Quadratic Unconstrained Binary Optimization (QUBO) is a standard NP-hard optimization problem. Recently, it has gained renewed interest through quantum computing, as QUBOs directly reduce to the Ising model, on which quantum annealing devices are based. We introduce a QUBO formulation for permutations using compare-exchange networks, with only $O(n \log^2 n)$ binary variables. This is a substantial improvement over the standard permutation matrix encoding, which requires $n^2$ variables and has a much denser interaction graph. A central feature of our approach is uniformity: each permutation corresponds to a unique variable assignment, enabling unbiased sampling. Our construction also allows additional constraints, including fixed points and parity.
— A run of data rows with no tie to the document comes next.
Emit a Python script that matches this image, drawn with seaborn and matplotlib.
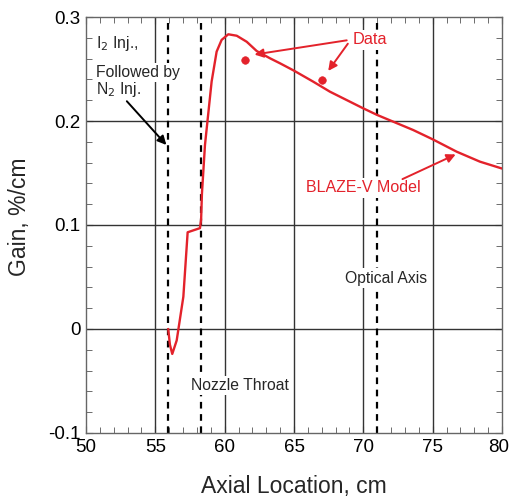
import matplotlib
matplotlib.use("Agg")
import matplotlib.pyplot as plt
import matplotlib.transforms as mtransforms
import seaborn as sns
import pandas as pd
from matplotlib.ticker import MultipleLocator

# Data
model_x = [55.93, 56.05, 56.22, 56.54, 57.02, 57.33, 58.22, 58.30, 58.36, 58.58, 59.06,
           59.42, 59.78, 60.26, 60.87, 61.59, 62.31, 63.27, 63.99, 65.0, 66.39,
           67.59, 69.99, 71.0, 72.04, 73.6, 75.0, 76.73, 78.41, 80.0]
model_y = [0.000, -0.015, -0.024, -0.011, 0.031, 0.093, 0.097, 0.105, 0.130, 0.177, 0.238,
           0.2667, 0.278, 0.2834, 0.282, 0.2762, 0.2673, 0.2603, 0.2555, 0.2484, 0.2378,
           0.2282, 0.2122, 0.2058, 0.200, 0.1913, 0.1824, 0.1705, 0.1609, 0.1543]
data_x = [61.46, 67.04]
data_y = [0.259, 0.2394]
marker_lines = [55.93, 58.3, 71.0]
x_ticks = [50, 55, 60, 65, 70, 75, 80]
y_ticks = [-0.1, 0.0, 0.1, 0.2, 0.3]
y_tick_labels = ["-0.1", "0", "0.1", "0.2", "0.3"]

sns.set_style("ticks")
plt.rcParams["font.family"] = ["Liberation Sans", "DejaVu Sans"]

RED = "#e3222b"

fig = plt.figure(figsize=(5.11, 4.99), dpi=100)
ax = fig.add_axes([0.1683, 0.1323, 0.8141, 0.8336])

ax.set_xlim(50, 80)
ax.set_ylim(-0.1, 0.3)

# grid
for gx in [55, 60, 65, 70, 75]:
    ax.axvline(gx, color="#333333", lw=1.0, zorder=1)
for gy in [0.0, 0.1, 0.2]:
    ax.axhline(gy, color="#333333", lw=1.0, zorder=1)
for mx in marker_lines:
    ax.axvline(mx, color="black", lw=1.6, ls=(0, (3, 2.5)), zorder=1.5)

df_model = pd.DataFrame({"x": model_x, "y": model_y})
df_data = pd.DataFrame({"x": data_x, "y": data_y})
sns.lineplot(data=df_model, x="x", y="y", ax=ax, color=RED, lw=1.7, sort=False,
             estimator=None, zorder=3)
sns.scatterplot(data=df_data, x="x", y="y", ax=ax, color=RED, s=30, edgecolor=RED,
                zorder=4)

ax.set_xticks(x_ticks)
ax.set_yticks(y_ticks)
ax.set_yticklabels(y_tick_labels)
ax.xaxis.set_minor_locator(MultipleLocator(1))
ax.yaxis.set_minor_locator(MultipleLocator(0.02))
ax.tick_params(which="both", direction="in", top=True, right=True, colors="#555555",
               labelcolor="black", labelsize=13.5)
ax.tick_params(which="major", length=5, pad=4)
ax.tick_params(which="minor", length=4)
for s in ax.spines.values():
    s.set_color("#666666")
    s.set_linewidth(1.0)

# nudge the last x tick label so it stays inside the figure
last = ax.get_xticklabels()[-1]
last.set_transform(last.get_transform() + mtransforms.ScaledTranslation(-3 / 100, 0, fig.dpi_scale_trans))

ax.set_xlabel("Axial Location, cm", fontsize=16.5)
ax.set_ylabel("Gain, %/cm", fontsize=16.5)
ax.xaxis.set_label_coords(0.5, -0.10)
ax.yaxis.set_label_coords(-0.133, 0.52)

bbox = dict(facecolor="white", edgecolor="none", pad=1.5)
fs = 11.3
ax.text(50.72, 0.275, "I$_2$ Inj.,", fontsize=fs, ha="left", va="center", bbox=bbox, zorder=5)
ax.text(50.72, 0.247, "Followed by", fontsize=fs, ha="left", va="center", bbox=bbox, zorder=5)
ax.text(50.72, 0.2305, "N$_2$ Inj.", fontsize=fs, ha="left", va="center", bbox=bbox, zorder=5)
ax.annotate("", xy=(55.93, 0.175), xytext=(52.81, 0.221),
            arrowprops=dict(arrowstyle="-|>", color="black", lw=1.4, mutation_scale=13), zorder=5)

ax.text(61.1, -0.054, "Nozzle Throat", fontsize=fs, ha="center", va="center", bbox=bbox, zorder=5)
ax.text(71.63, 0.049, "Optical Axis", fontsize=fs, ha="center", va="center", bbox=bbox, zorder=5)

ax.text(70.47, 0.278, "Data", fontsize=11.8, color=RED, ha="center", va="center", bbox=bbox, zorder=5)
ax.annotate("", xy=(61.95, 0.2635), xytext=(69.0, 0.278),
            arrowprops=dict(arrowstyle="-|>", color=RED, lw=1.4, mutation_scale=13), zorder=5)
ax.annotate("", xy=(67.35, 0.246), xytext=(69.0, 0.2765),
            arrowprops=dict(arrowstyle="-|>", color=RED, lw=1.4, mutation_scale=13), zorder=5)

ax.text(69.97, 0.1356, "BLAZE-V Model", fontsize=11.5, color=RED, ha="center", va="center",
        bbox=bbox, zorder=5)
ax.annotate("", xy=(76.84, 0.169), xytext=(72.64, 0.143),
            arrowprops=dict(arrowstyle="-|>", color=RED, lw=1.4, mutation_scale=13), zorder=5)

fig.savefig("out.png", dpi=100)
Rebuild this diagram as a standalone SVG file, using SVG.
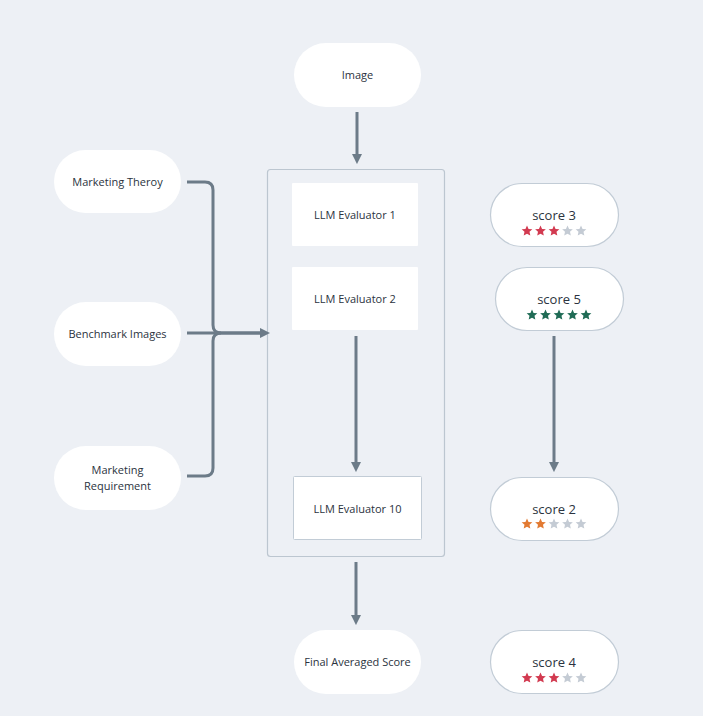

Moreover, it provides a representation of permutations that supports the operations multiplication and inversion, and also makes it possible to check the order of a permutation. This can be used to uniformly generate permutations of a given order or, for example, permutations that commute with a specified permutation. To our knowledge, this is the first result linking oblivious compare-exchange networks with QUBO encodings. While similar functionality can be achieved using permutation matrices, our method yields QUBOs that are both smaller and sparser. We expect this method to be practically useful in areas where unbiased sampling of constrained permutations is important, including cryptography and combinatorial design.